** Your task **
All lines featuring the string "chart" are to be listed.

** Data section **
◆ ◆ ◆ ◆ ◆
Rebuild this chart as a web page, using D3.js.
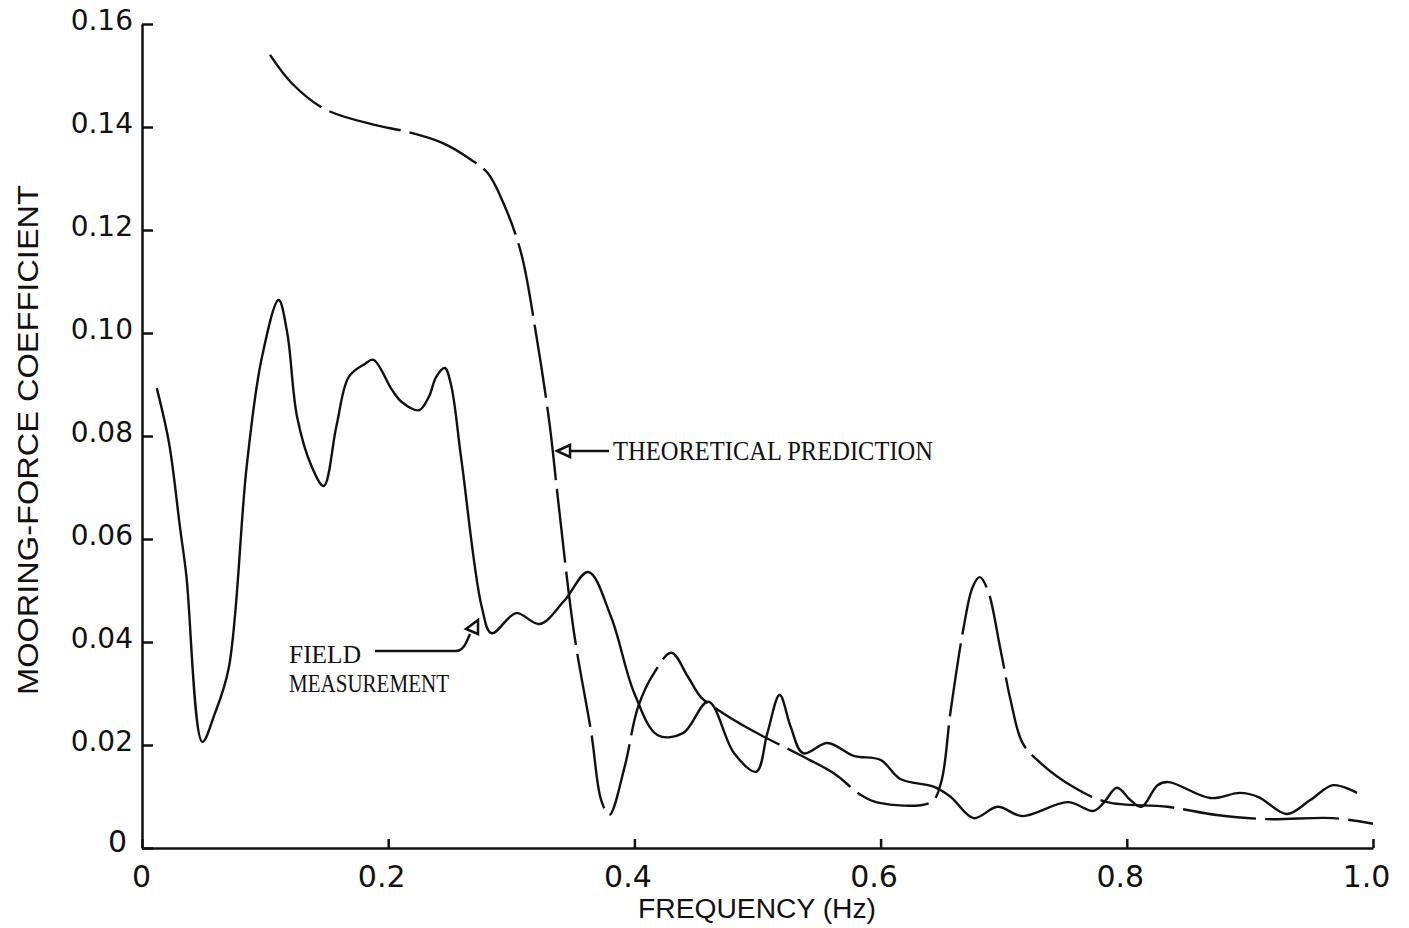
<!DOCTYPE html>
<html>
<head>
<meta charset="utf-8">
<script src="https://cdn.jsdelivr.net/npm/d3@7"></script>
<style>
  html, body { margin: 0; padding: 0; background: #fff; }
  svg { display: block; }
</style>
</head>
<body>
<svg id="chart" width="1409" height="928"></svg>
<script>
// ---- data ----
const fieldFreq = [0.012,0.022,0.031,0.036,0.049,0.059,0.0705,0.085,0.097,0.111,0.118,0.126,0.138,0.1476,0.158,0.168,0.181,0.188,0.203,0.211,0.225,0.233,0.239,0.246,0.251,0.2595,0.276,0.284,0.304,0.323,0.343,0.3625,0.381,0.400,0.419,0.4395,0.460,0.481,0.499,0.508,0.518,0.527,0.537,0.557,0.578,0.600,0.616,0.643,0.657,0.6756,0.695,0.715,0.752,0.773,0.781,0.792,0.803,0.812,0.825,0.834,0.868,0.892,0.907,0.930,0.949,0.9676,0.987];
const fieldValue = [0.0893,0.0786,0.062,0.053,0.0206,0.026,0.035,0.074,0.0948,0.1064,0.100,0.0837,0.074,0.0703,0.082,0.0915,0.094,0.0948,0.089,0.0866,0.085,0.0876,0.0915,0.0932,0.090,0.0753,0.0468,0.0417,0.0456,0.0435,0.048,0.0536,0.0449,0.030,0.0219,0.0223,0.0284,0.0184,0.0148,0.0223,0.0297,0.0235,0.0184,0.0204,0.0179,0.0171,0.0134,0.0119,0.0099,0.0058,0.008,0.0062,0.0089,0.0072,0.0087,0.0117,0.0093,0.008,0.0122,0.0128,0.0097,0.0107,0.0099,0.0066,0.0093,0.0122,0.0107];

const theoryFreq = [0.104,0.1217,0.1484,0.189,0.213,0.243,0.2676,0.281,0.294,0.308,0.320,0.331,0.338,0.351,0.365,0.373,0.3796,0.392,0.403,0.416,0.430,0.4436,0.454,0.468,0.495,0.535,0.562,0.584,0.598,0.641,0.649,0.657,0.6675,0.6748,0.6805,0.687,0.6975,0.7056,0.7153,0.730,0.757,0.784,0.833,0.873,0.914,0.9676,1.0];
const theoryValue = [0.154,0.1485,0.1435,0.1404,0.1392,0.137,0.1336,0.131,0.125,0.1155,0.100,0.0825,0.0676,0.0417,0.0223,0.0093,0.0064,0.0157,0.0274,0.034,0.0379,0.0332,0.0293,0.0268,0.0229,0.018,0.0145,0.0103,0.0088,0.0089,0.0126,0.0268,0.0429,0.0507,0.0526,0.0501,0.0384,0.0287,0.0204,0.0165,0.0118,0.0089,0.008,0.0064,0.0056,0.0058,0.0047];

const xTicks = [0, 0.2, 0.4, 0.6, 0.8, 1.0];
const xTickLabels = ["0", "0.2", "0.4", "0.6", "0.8", "1.0"];
const yTicks = [0, 0.02, 0.04, 0.06, 0.08, 0.10, 0.12, 0.14, 0.16];
const yTickLabels = ["0", "0.02", "0.04", "0.06", "0.08", "0.10", "0.12", "0.14", "0.16"];

const xTitle = "FREQUENCY (Hz)";
const yTitle = "MOORING-FORCE COEFFICIENT";
const theoryLabel = ["THEORETICAL PREDICTION"];
const fieldLabel = ["FIELD", "MEASUREMENT"];

// ---- drawing ----
const svg = d3.select("#chart");
const x = d3.scaleLinear().domain([0, 1]).range([142, 1373]);
const y = d3.scaleLinear().domain([0, 0.16]).range([848, 24]);

const ink = "#111";

// axes
const xAxis = d3.axisBottom(x).tickValues(xTicks).tickSizeInner(-9).tickSizeOuter(0)
  .tickFormat((d, i) => xTickLabels[i]).tickPadding(12);
const gx = svg.append("g").attr("transform", `translate(0,${y(0)})`).call(xAxis);
gx.select(".domain").attr("stroke", ink).attr("stroke-width", 2.5);
gx.selectAll(".tick line").attr("stroke", ink).attr("stroke-width", 2.5);
gx.selectAll(".tick text")
  .attr("fill", ink)
  .attr("font-family", "DejaVu Sans, sans-serif")
  .attr("font-size", 30)
  .attr("dy", "0.9em")
  .attr("dx", (d) => d === 0 ? -1 : -7);

const yAxis = d3.axisLeft(y).tickValues(yTicks).tickSizeInner(-11).tickSizeOuter(0)
  .tickFormat((d, i) => yTickLabels[i]).tickPadding(9);
const gy = svg.append("g").attr("transform", `translate(${x(0)},0)`).call(yAxis);
gy.select(".domain").attr("stroke", ink).attr("stroke-width", 2.5);
gy.selectAll(".tick line").attr("stroke", ink).attr("stroke-width", 2.5);
gy.selectAll(".tick text")
  .attr("fill", ink)
  .attr("font-family", "DejaVu Sans, sans-serif")
  .attr("font-size", 28)
  .attr("dy", (d) => d === 0 ? "0.1em" : "0.2em");
// the zero label on the y axis sits slightly up-left
gy.selectAll(".tick").filter(d => d === 0).select("text").attr("x", -15).attr("font-size", 30);

// axis titles
svg.append("text")
  .attr("x", 757).attr("y", 918)
  .attr("text-anchor", "middle")
  .attr("font-family", "Liberation Sans Narrow, Liberation Sans, Arial Narrow, sans-serif")
  .attr("font-size", 27)
  .attr("textLength", 238).attr("lengthAdjust", "spacingAndGlyphs")
  .attr("fill", ink)
  .text(xTitle);

svg.append("text")
  .attr("transform", "translate(38,440) rotate(-90)")
  .attr("text-anchor", "middle")
  .attr("font-family", "Liberation Sans Narrow, Liberation Sans, sans-serif")
  .attr("font-size", 29)
  .attr("textLength", 510).attr("lengthAdjust", "spacingAndGlyphs")
  .attr("fill", ink)
  .text(yTitle);

// curves
const line = d3.line().curve(d3.curveCatmullRom.alpha(0.5));

svg.append("path")
  .datum(fieldFreq.map((f, i) => [x(f), y(fieldValue[i])]))
  .attr("d", line)
  .attr("fill", "none")
  .attr("stroke", ink)
  .attr("stroke-width", 2.4)
  .attr("stroke-linejoin", "round");

svg.append("path")
  .datum(theoryFreq.map((f, i) => [x(f), y(theoryValue[i])]))
  .attr("d", line)
  .attr("fill", "none")
  .attr("stroke", ink)
  .attr("stroke-width", 2.4)
  .attr("stroke-dasharray", "74,9");

// annotations
const serif = "Liberation Serif, DejaVu Serif, serif";
svg.append("text")
  .attr("x", 613).attr("y", 460)
  .attr("font-family", serif).attr("font-size", 27)
  .attr("textLength", 320).attr("lengthAdjust", "spacingAndGlyphs")
  .attr("fill", ink)
  .text(theoryLabel[0]);

svg.append("text")
  .attr("x", 289).attr("y", 663)
  .attr("font-family", serif).attr("font-size", 25)
  .attr("textLength", 72).attr("lengthAdjust", "spacingAndGlyphs")
  .attr("fill", ink)
  .text(fieldLabel[0]);
svg.append("text")
  .attr("x", 289).attr("y", 692)
  .attr("font-family", serif).attr("font-size", 26)
  .attr("textLength", 160).attr("lengthAdjust", "spacingAndGlyphs")
  .attr("fill", ink)
  .text(fieldLabel[1]);

// arrow for theoretical prediction
svg.append("line")
  .attr("x1", 568).attr("y1", 451).attr("x2", 609).attr("y2", 451)
  .attr("stroke", ink).attr("stroke-width", 2.5);
svg.append("path")
  .attr("d", "M557,451 L570,445 L570,457 Z")
  .attr("fill", "#fff").attr("stroke", ink).attr("stroke-width", 2.5)
  .attr("stroke-linejoin", "miter");

// arrow for field measurement
svg.append("path")
  .attr("d", "M375,651 L456,651 Q462,651 466,643 L470,634")
  .attr("fill", "none").attr("stroke", ink).attr("stroke-width", 2.5);
svg.append("path")
  .attr("d", "M478,620 L478,634 L466,629 Z")
  .attr("fill", "#fff").attr("stroke", ink).attr("stroke-width", 2.5);
</script>
</body>
</html>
◆ ◆ ◆ ◆ ◆
** Result for this task **
Rebuild this chart as a web page, using D3.js.
<svg id="chart" width="1409" height="928"></svg>
const svg = d3.select("#chart");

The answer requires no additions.